PROMPT
Leaving the pictures aside, transcribe every line below exactly.

PROVIDED DATA

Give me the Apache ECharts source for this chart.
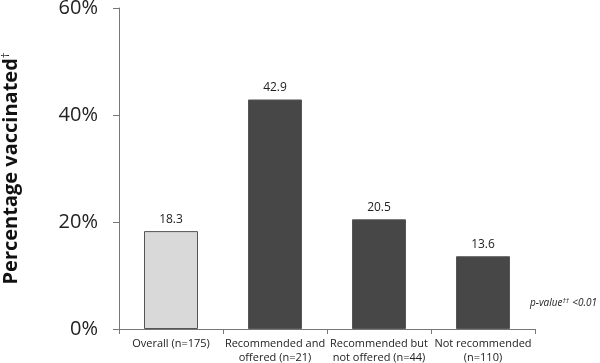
<!DOCTYPE html>
<html><head><meta charset="utf-8">
<script src="https://cdn.jsdelivr.net/npm/echarts@6/dist/echarts.min.js"></script>
<style>html,body{margin:0;padding:0;background:#fff}#c{width:600px;height:363px}</style>
</head><body><div id="c"></div>
<script>
var categories = ['Overall (n=175)', 'Recommended and\noffered (n=21)', 'Recommended but\nnot offered (n=44)', 'Not recommended\n(n=110)'];
var values = [18.3, 42.9, 20.5, 13.6];
var barColors = ['#d9d9d9', '#474747', '#474747', '#474747'];
var yTicks = [0, 20, 40, 60];
var font = '"Open Sans", "Noto Sans", sans-serif';
var chart = echarts.init(document.getElementById('c'));
chart.setOption({
  animation: false,
  grid: {left: 119, right: 65, top: 8, bottom: 34, containLabel: false, outerBoundsMode: 'none'},
  xAxis: {
    type: 'category', data: categories,
    axisLine: {lineStyle: {color: '#777', width: 1}},
    axisTick: {show: true, length: 5, lineStyle: {color: '#777'}},
    axisLabel: {color: '#222', fontSize: 11, fontFamily: font, lineHeight: 14, margin: 8, interval: 0}
  },
  yAxis: {
    type: 'value', min: yTicks[0], max: yTicks[yTicks.length - 1], interval: 20,
    splitLine: {show: false},
    axisLine: {show: true, lineStyle: {color: '#777'}},
    axisTick: {show: true, length: 6, lineStyle: {color: '#777'}},
    axisLabel: {color: '#222', fontSize: 20, fontFamily: font, margin: 21, formatter: '{value}%'},
    name: '{a|Percentage vaccinated}{s|†}',
    nameLocation: 'middle', nameGap: 96,
    nameTextStyle: {
      rich: {
        a: {fontSize: 20, fontWeight: 'bold', color: '#111', fontFamily: font},
        s: {fontSize: 11, color: '#111', fontFamily: font, verticalAlign: 'top', padding: [0, 0, 12, 0]}
      }
    }
  },
  series: [{
    type: 'bar', barWidth: 54,
    data: values.map(function (v, i) {
      return {value: v, itemStyle: {color: barColors[i], borderColor: '#555', borderWidth: 1}};
    }),
    label: {show: true, position: 'top', distance: 6, color: '#222', fontSize: 12, fontFamily: font,
      formatter: function (p) { return p.value.toFixed(1); }}
  }],
  graphic: [{
    type: 'text', left: 530, top: 297,
    style: {
      text: '{i|p-value}{s|††} {i|<0.01}',
      rich: {
        i: {fontSize: 10, fontStyle: 'italic', fill: '#222', fontFamily: font},
        s: {fontSize: 7, fontStyle: 'italic', fill: '#222', fontFamily: font, verticalAlign: 'top', padding: [0, 0, 6, 0]}
      }
    }
  }]
});
</script></body></html>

ANSWER
Give me the Apache ECharts source for this chart.
<!DOCTYPE html>
<html><head><meta charset="utf-8">
<script src="https://cdn.jsdelivr.net/npm/echarts@6/dist/echarts.min.js"></script>
<style>html,body{margin:0;padding:0;background:#fff}#c{width:600px;height:363px}</style>
</head><body><div id="c"></div>
<script>
var categories = ['Overall (n=175)', 'Recommended and\noffered (n=21)', 'Recommended but\nnot offered (n=44)', 'Not recommended\n(n=110)'];
var values = [18.3, 42.9, 20.5, 13.6];
var barColors = ['#d9d9d9', '#474747', '#474747', '#474747'];
var yTicks = [0, 20, 40, 60];
var font = '"Open Sans", "Noto Sans", sans-serif';
var chart = echarts.init(document.getElementById('c'));
chart.setOption({
  animation: false,
  grid: {left: 119, right: 65, top: 8, bottom: 34, containLabel: false, outerBoundsMode: 'none'},
  xAxis: {
    type: 'category', data: categories,
    axisLine: {lineStyle: {color: '#777', width: 1}},
    axisTick: {show: true, length: 5, lineStyle: {color: '#777'}},
    axisLabel: {color: '#222', fontSize: 11, fontFamily: font, lineHeight: 14, margin: 8, interval: 0}
  },
  yAxis: {
    type: 'value', min: yTicks[0], max: yTicks[yTicks.length - 1], interval: 20,
    splitLine: {show: false},
    axisLine: {show: true, lineStyle: {color: '#777'}},
    axisTick: {show: true, length: 6, lineStyle: {color: '#777'}},
    axisLabel: {color: '#222', fontSize: 20, fontFamily: font, margin: 21, formatter: '{value}%'},
    name: '{a|Percentage vaccinated}{s|†}',
    nameLocation: 'middle', nameGap: 96,
    nameTextStyle: {
      rich: {
        a: {fontSize: 20, fontWeight: 'bold', color: '#111', fontFamily: font},
        s: {fontSize: 11, color: '#111', fontFamily: font, verticalAlign: 'top', padding: [0, 0, 12, 0]}
      }
    }
  },
  series: [{
    type: 'bar', barWidth: 54,
    data: values.map(function (v, i) {
      return {value: v, itemStyle: {color: barColors[i], borderColor: '#555', borderWidth: 1}};
    }),
    label: {show: true, position: 'top', distance: 6, color: '#222', fontSize: 12, fontFamily: font,
      formatter: function (p) { return p.value.toFixed(1); }}
  }],
  graphic: [{
    type: 'text', left: 530, top: 297,
    style: {
      text: '{i|p-value}{s|††} {i|<0.01}',
      rich: {
        i: {fontSize: 10, fontStyle: 'italic', fill: '#222', fontFamily: font},
        s: {fontSize: 7, fontStyle: 'italic', fill: '#222', fontFamily: font, verticalAlign: 'top', padding: [0, 0, 6, 0]}
      }
    }
  }]
});
</script></body></html>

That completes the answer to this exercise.